Though Comcast has said it has no plans to implement paid prioritizaion, Leahy wrote, "I welcome that assertion, but I remain gravely concerned that if such agreements are permitted, market incentives may drive Comcast and other Internet service providers (ISPs) to change that position in the future."
Comcast said that it was reviewing the letter and declined to comment further. The company is already bound by the Federal Communications Commission's old net neutrality rules, thanks to a condition imposed on its 2011 merger with NBC Universal, and it has volunteered to extend those protections to any new Time Warner Cable (TWC) subscribers it picks up in this latest merger.
But consumer advocates worry about the longevity of that commitment, which expires in 2018. Beyond that date, Comcast will not be required to observe any rules other than what the FCC approves as a successor to the old net neutrality regulations, which themselves were struck down in January by a federal court.

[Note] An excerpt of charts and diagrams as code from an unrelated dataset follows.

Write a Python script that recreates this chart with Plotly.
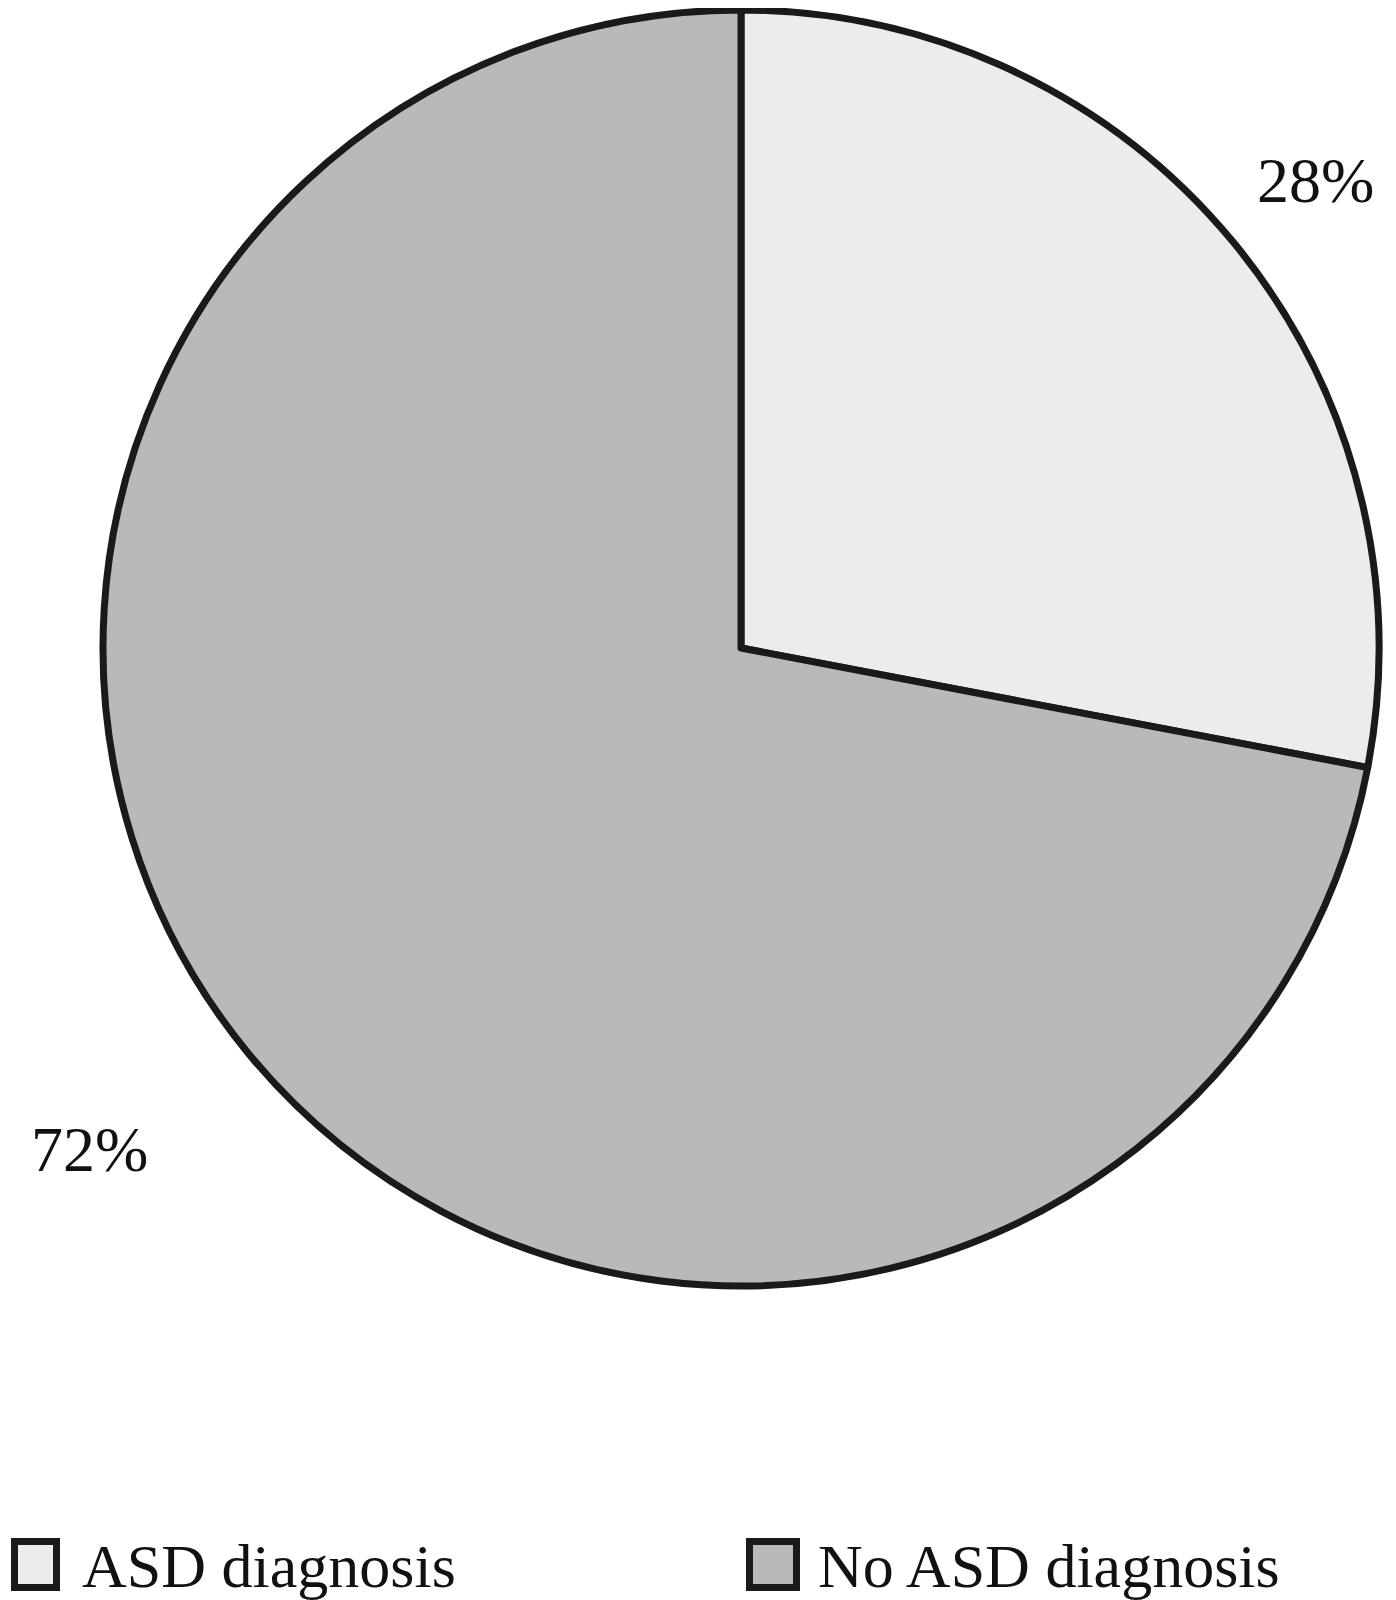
import plotly.graph_objects as go

labels = ["ASD diagnosis", "No ASD diagnosis"]
values = [28, 72]
colors = ["#ececec", "#b9b9b9"]
line_col = "#1a1a1a"

W, H = 1396, 1600
FONT = "Liberation Serif"

# pie placement (pixels)
cx, cy, diam = 733, 640, 1276

fig = go.Figure(go.Pie(
    labels=labels,
    values=values,
    sort=False,
    direction="clockwise",
    rotation=0,
    textinfo="none",
    hoverinfo="label+percent",
    marker=dict(colors=colors, line=dict(color=line_col, width=7)),
    domain=dict(
        x=[(cx - diam / 2) / W, (cx + diam / 2) / W],
        y=[1 - (cy + diam / 2) / H, 1 - (cy - diam / 2) / H],
    ),
))

def px(x, y):
    return x / W, 1 - y / H

# percentage labels outside the slices
label_pos = [(1307, 172), (81, 1141)]
for v, (x, y) in zip(values, label_pos):
    ax, ay = px(x, y)
    fig.add_annotation(x=ax, y=ay, xref="paper", yref="paper",
                       text=f"{v}%", showarrow=False,
                       xanchor="center", yanchor="middle",
                       font=dict(family=FONT, size=64, color="#111111"))

# hand-made legend (big square swatches)
legend_box = [(3, 52), (738, 792)]
legend_text_x = [72, 808]
for lab, col, (x0, x1), tx in zip(labels, colors, legend_box, legend_text_x):
    a0, b0 = px(x0, 1583)
    a1, b1 = px(x1, 1530)
    fig.add_shape(type="rect", xref="paper", yref="paper",
                  x0=a0 + 3.5 / W, x1=a1 - 3.5 / W,
                  y0=b0 + 3.5 / H, y1=b1 - 3.5 / H,
                  fillcolor=col, line=dict(color=line_col, width=7))
    tx_, ty_ = px(tx, 1558)
    fig.add_annotation(x=tx_, y=ty_, xref="paper", yref="paper",
                       text=lab, showarrow=False,
                       xanchor="left", yanchor="middle",
                       font=dict(family=FONT, size=62, color="#111111"))

fig.update_layout(
    width=W, height=H,
    margin=dict(l=0, r=0, t=0, b=0),
    showlegend=False,
    paper_bgcolor="white",
    plot_bgcolor="white",
)

fig.write_html("out.html")
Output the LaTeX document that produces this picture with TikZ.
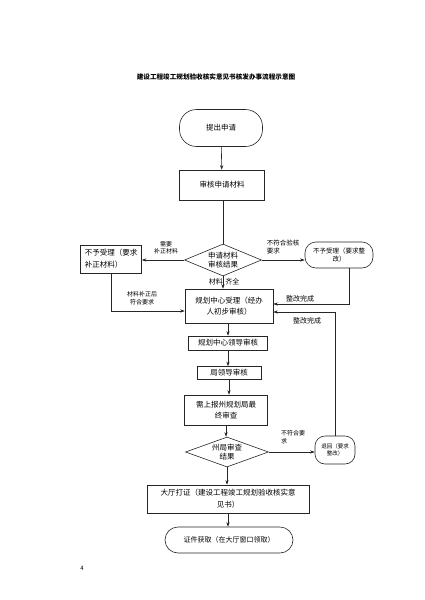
\documentclass[tikz,border=0pt]{standalone}
\usepackage{fontspec}
\setmainfont{Noto Sans CJK SC}
\usetikzlibrary{shapes.geometric,arrows.meta}
\newcommand\fsz[2]{\fontsize{#1}{#2}\selectfont}
\tikzset{
  ln/.style={line width=0.6pt, draw=black!85},
  arr/.style={ln, -{Stealth[length=4.5pt,width=3.2pt]}},
  box/.style={ln, rectangle, inner sep=1pt, align=center, font=\fsz{7.5}{11}},
  pill/.style={box, rounded corners=#1},
  dia/.style={ln, diamond, inner sep=0pt},
  dtext/.style={align=center, inner sep=0pt, font=\fsz{7.5}{8.5}},
  lab/.style={inner sep=0pt, align=left, font=\fsz{6}{7.5}}
}
\begin{document}
\begin{tikzpicture}[x=1pt,y=-1pt]
\useasboundingbox (0,0) rectangle (425,600);
% title
\node[inner sep=0pt, font=\fsz{6.6}{8}\bfseries] (title) at (216,77) {建设工程竣工规划验收核实意见书核发办事流程示意图};
% nodes
\node[pill=17pt, minimum width=83pt, minimum height=37pt] (s1) at (221,128) {提出申请};
\node[box, minimum width=85pt, minimum height=30pt] (n2) at (222,185) {审核申请材料};
\node[dia, minimum width=77pt, minimum height=32pt] (d1) at (223,260) {};
\node[dtext] (d1t) at (d1) {申请材料\\审核结果};
\node[box, align=left, minimum width=61pt, minimum height=28pt, font=\fsz{7.5}{12}] (L1) at (111,259) {不予受理（要求\\补正材料）};
\node[pill=11pt, minimum width=68pt, minimum height=26pt, font=\fsz{6.5}{8}] (R1) at (339,255) {不予受理（要求整\\改）};
\node[box, minimum width=88pt, minimum height=34pt] (B1) at (229,306) {规划中心受理（经办\\人初步审核）};
\node[box, minimum width=79pt, minimum height=14pt] (B2) at (228,343) {规划中心领导审核};
\node[box, minimum width=64pt, minimum height=13pt] (B3) at (229,373) {局领导审核};
\node[box, minimum width=83pt, minimum height=30pt] (B4) at (226,410) {需上报州规划局最\\终审查};
\node[dia, minimum width=83pt, minimum height=30pt] (d2) at (227,452) {};
\node[dtext] (d2t) at (d2) {州局审查\\结果};
\node[pill=10pt, minimum width=40pt, minimum height=28pt, font=\fsz{5.5}{7.5}] (R2) at (335,450) {退回（要求\\整改）};
\node[box, minimum width=162pt, minimum height=28pt, font=\fsz{7.5}{12}] (B5) at (228,499) {大厅打证（建设工程竣工规划验收核实意\\见书）};
\node[pill=13pt, minimum width=128pt, minimum height=26pt, font=\fsz{7}{9}] (S2) at (229,540) {证件获取（在大厅窗口领取）};
% labels
\node[lab, align=center] (l1) at (166,248) {需要\\补正材料};
\node[lab, font=\fsz{6.5}{8}] (l2) at (283,247) {不符合验核\\要求};
\node[lab, font=\fsz{7}{8}] (l3) at (224,282) {材料\hspace{2.5pt}齐全};
\node[lab, align=center] (l4) at (142,298) {材料补正后\\符合要求};
\node[lab, font=\fsz{7}{8}] (l5) at (300,299) {整改完成};
\node[lab, font=\fsz{7}{8}] (l6) at (307,321) {整改完成};
\node[lab] (l7) at (293,437) {不符合要\\求};
\node[lab, font=\fsz{6}{7}] (pg) at (82,568) {4};
% connectors
\draw[arr] (s1) -- (n2);
\draw[ln] (n2.south) -- (n2.south -| d1.north) -- (d1.north);
\draw[arr] (d1.west) -- (d1.west -| L1.east);
\draw[arr] (d1.east) -- (d1.east -| R1.west);
\draw[arr] (d1.south) -- (d1.south |- B1.north);
\draw[arr] (L1.south) |- ([yshift=-5pt]B1.west);
\draw[arr] ([xshift=10pt]R1.south) |- ([yshift=2pt]B1.east);
\draw[arr] (R2.north) |- ([yshift=-6pt]B1.east);
\draw[arr] (B1.south -| B2.north) -- (B2.north);
\draw[arr] (B2) -- (B2 |- B3.north);
\draw[arr] (B3.south) -- (B3.south |- B4.north);
\draw[arr] (B4.south) -- (B4.south |- d2.north);
\draw[arr] (d2.east) -- (d2.east -| R2.west);
\draw[arr] (d2.south) -- (d2.south |- B5.north);
\draw[arr] (B5.south) -- (B5.south |- S2.north);
\end{tikzpicture}
\end{document}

Leahy's letter won't be a surprise to folks who've been following the Comcast merger or net neutrality; the senator has held two hearings on the open Internet this year. He's also preparing legislation with House lawmakers that would ban paid prioritization.
Still, tying the Comcast-TWC merger to net neutrality is a signal that Leahy might like to see a ban on paid prioritization imposed as a condition for the deal. The FCC and the Justice Department are expected to decide the fate of the proposed merger later this year.